The phenomenon of doublespeak is nothing new. As Orwell wrote in his classic essay “Politics and the English Language:”
“In our time, political speech and writing are largely the defense of the indefensible. Things like the continuance of British rule in India, the Russian purges and deportations, the dropping of the atom bombs on Japan, can indeed be defended, but only by arguments which are too brutal for most people to face, and which do not square with the professed aims of the political parties. Thus political language has to consist largely of euphemism, question-begging and sheer cloudy vagueness. Defenseless villages are bombarded from the air, the inhabitants driven out into the countryside, the cattle machine-gunned, the huts set on fire with incendiary bullets: this is called pacification. Millions of peasants are robbed of their farms and sent trudging along the roads with no more than they can carry: this is called transfer of population or rectification of frontiers.”
In fact, historians tell us that this phenomenon occurs almost as far back in history as we are prepared to look, back even to the 5th century B.C.
But in our current age, when virtually every act of the criminal and almost universally-reviled political class requires this reality inversion, any speaking of the plain truth is a revolutionary act.
It is sometimes said that words are merely words, and that, carrying no weight, they have no relevance in the real world. On the contrary, as the philosopher Ludwig Wittgenstein noted nearly a century ago, “The limits of my language mean the limits of my world.” What is not expressible is not conceivable.
If the victims of US aggression are always and everywhere described as “terrorists” and “human shields” and “war criminals,” let alone “gooks” or “nips” or “sand niggers,” then defenders of those populations are at a disadvantage before they even begin their defense. Their opponents are defending “heroes” and “patriots” and “freedom fighters,” so how can they lose the argument?

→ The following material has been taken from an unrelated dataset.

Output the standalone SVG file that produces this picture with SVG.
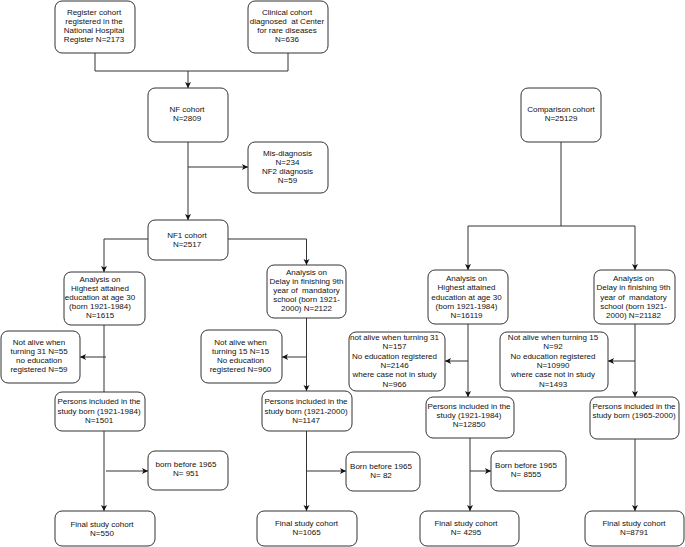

Merely putting a word in the form of a derogatory phrase creates in the mind of the listener the impression of something unsavory. People who care about the truth are mere “truthers,” after all. Tenth amendment supporters are “tenthers.” Those who prepare for the future are “preppers.” Want to demonize someone who does good things? Call them a do-gooder!
Language is the great tool of the tyrants. It always has been, and always will be. Patriots are expected to abide by a PATRIOT Act that destroys their Bill of Rights, support “surgical strikes” against “enemy combatants” by the Department of “Defense,” and cheer the award of the Nobel Peace Prize to those who wage war.
Our language has been weaponized against us.
Taking our cue from Orwell, then, we might observe that telling the truth is a revolutionary act, and calling things by their right name a revolutionary idea.
Yes, a rose is a rose is a rose. And torture by any other name is still torture. Down with Big Brother.